Past Financial Disasters Show ISSUE 3 Is Dangerous

portrait of a pigProponents of ISSUE No. 3 say it is all about jobs and economic development.  Actually, it is all about corporate welfare for the few.

Because of politician made financial disasters, the people of Arkansas imposed limits on issuance of bonds and prohibited cities and counties from appropriating your money to private corporations. Issue No. 3 repeats the mistakes of the past.

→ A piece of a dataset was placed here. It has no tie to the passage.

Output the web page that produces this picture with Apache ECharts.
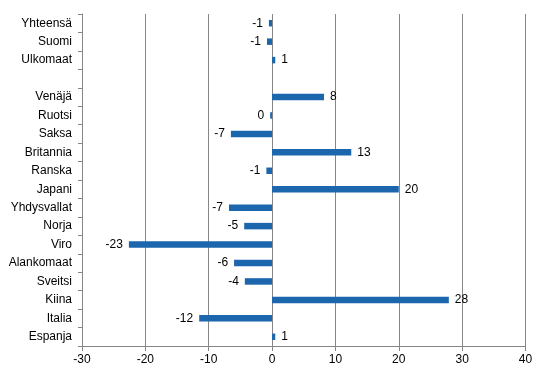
<!DOCTYPE html>
<html>
<head>
<meta charset="utf-8">
<script src="https://cdn.jsdelivr.net/npm/echarts@6/dist/echarts.min.js"></script>
<style>html,body{margin:0;padding:0;background:#fff;}#c{width:546px;height:376px;}</style>
</head>
<body>
<div id="c"></div>
<script>
var categories = ['Yhteensä','Suomi','Ulkomaat','','Venäjä','Ruotsi','Saksa','Britannia','Ranska','Japani','Yhdysvallat','Norja','Viro','Alankomaat','Sveitsi','Kiina','Italia','Espanja'];
var values = [-0.5, -0.8, 0.5, null, 8.2, -0.3, -6.5, 12.5, -0.9, 20.0, -6.8, -4.4, -22.6, -6.0, -4.3, 27.9, -11.5, 0.5];
var valueLabels = ['-1','-1','1','','8','0','-7','13','-1','20','-7','-5','-23','-6','-4','28','-12','1'];
var xTicks = [-30, -20, -10, 0, 10, 20, 30, 40];

var chart = echarts.init(document.getElementById('c'), null, {renderer: 'canvas'});
var font = 'Arial, "Liberation Sans", sans-serif';
chart.setOption({
  animation: false,
  grid: {left: 82, right: 20.5, top: 14, bottom: 30},
  xAxis: {
    type: 'value', min: xTicks[0], max: xTicks[xTicks.length - 1], interval: 10,
    axisLine: {show: true, onZero: false, lineStyle: {color: '#868686', width: 1}},
    axisTick: {show: true, length: 5, lineStyle: {color: '#868686'}},
    axisLabel: {color: '#000', fontSize: 12, fontFamily: font, margin: 8},
    splitLine: {show: true, lineStyle: {color: '#868686', width: 1}}
  },
  yAxis: [{
    type: 'category', data: categories, inverse: true,
    axisLine: {show: false}, axisTick: {show: false},
    axisLabel: {color: '#000', fontSize: 12, fontFamily: font, margin: 10}
  }, {
    type: 'category', data: categories, inverse: true, position: 'left',
    axisLine: {show: true, onZero: true, lineStyle: {color: '#868686', width: 1}},
    axisTick: {show: true, length: 4, lineStyle: {color: '#868686'}},
    axisLabel: {show: false}
  }],
  series: [{
    type: 'bar', yAxisIndex: 0, data: values, barWidth: 6.5,
    itemStyle: {color: '#1c66ae'},
    label: {
      show: true, position: 'right', distance: 6, color: '#000', fontSize: 12, fontFamily: font,
      formatter: function (p) { return valueLabels[p.dataIndex]; }
    },
    labelLayout: null
  }]
});
// negative labels to left
var opt = chart.getOption();
var data = values.map(function (v, i) {
  return {value: v, label: {position: (v !== null && v < 0) || i === 5 ? 'left' : 'right'}};
});
chart.setOption({series: [{data: data}]});
</script>
</body>
</html>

Here are two hard lessons from the past and how Arkansans responded:

  1. Arkansas Defaulted on its bonds. In 1929 Arkansas was near the bottom in per capita wealth but first in per capita indebtedness. Then the Depression hit and from 1933 to 1935 Arkansas defaulted on its bonds.[i] The state struggled for years to work its way out of the mess. “In 1934 the legislature responded to its financial struggles by passing two state constitutional amendments. The first put limits on spending and barred increases of tax rates without voter approval, or, in emergencies, approval by three quarters of the legislators. The second barred the state issuing of new money bonds without voter approval.[ii]

Over the years, politicians have chipped away at the restriction on issuing bonds. Issue No. 3 destroys the protection by allowing the legislature to pledge an unlimited amount of your money for bonds to give to big business.

  1. Oppressive taxes for local bond issues. When our Arkansas Constitution was being written “the people of the state at large and of many of the counties and municipalities were burdened with oppressive exactions of taxation laid for the purpose of paying bond issues and guaranties of bond issues, of public and quasi public corporations, granted ostensibly in aid of railroad, and levee building and other such projects, but which projects in reality were never consummated and from which the people themselves received no benefit whatever.[iii]

In response, the drafters of our Arkansas Constitution of 1874, sought to protect the people by including this restriction: “No county, city, town, or other municipal corporation shall become a stockholder in any company, association or corporation; or obtain or appropriate money for, or loan its credit to, any corporation, association, institution or individual.[iv] Issue No. 3 destroys this protection by allowing local governments to:

  • Appropriate money for corporations and even individuals to finance economic development projects, and
  • Give money to the Chamber of Commerce and even to individuals to do economic development.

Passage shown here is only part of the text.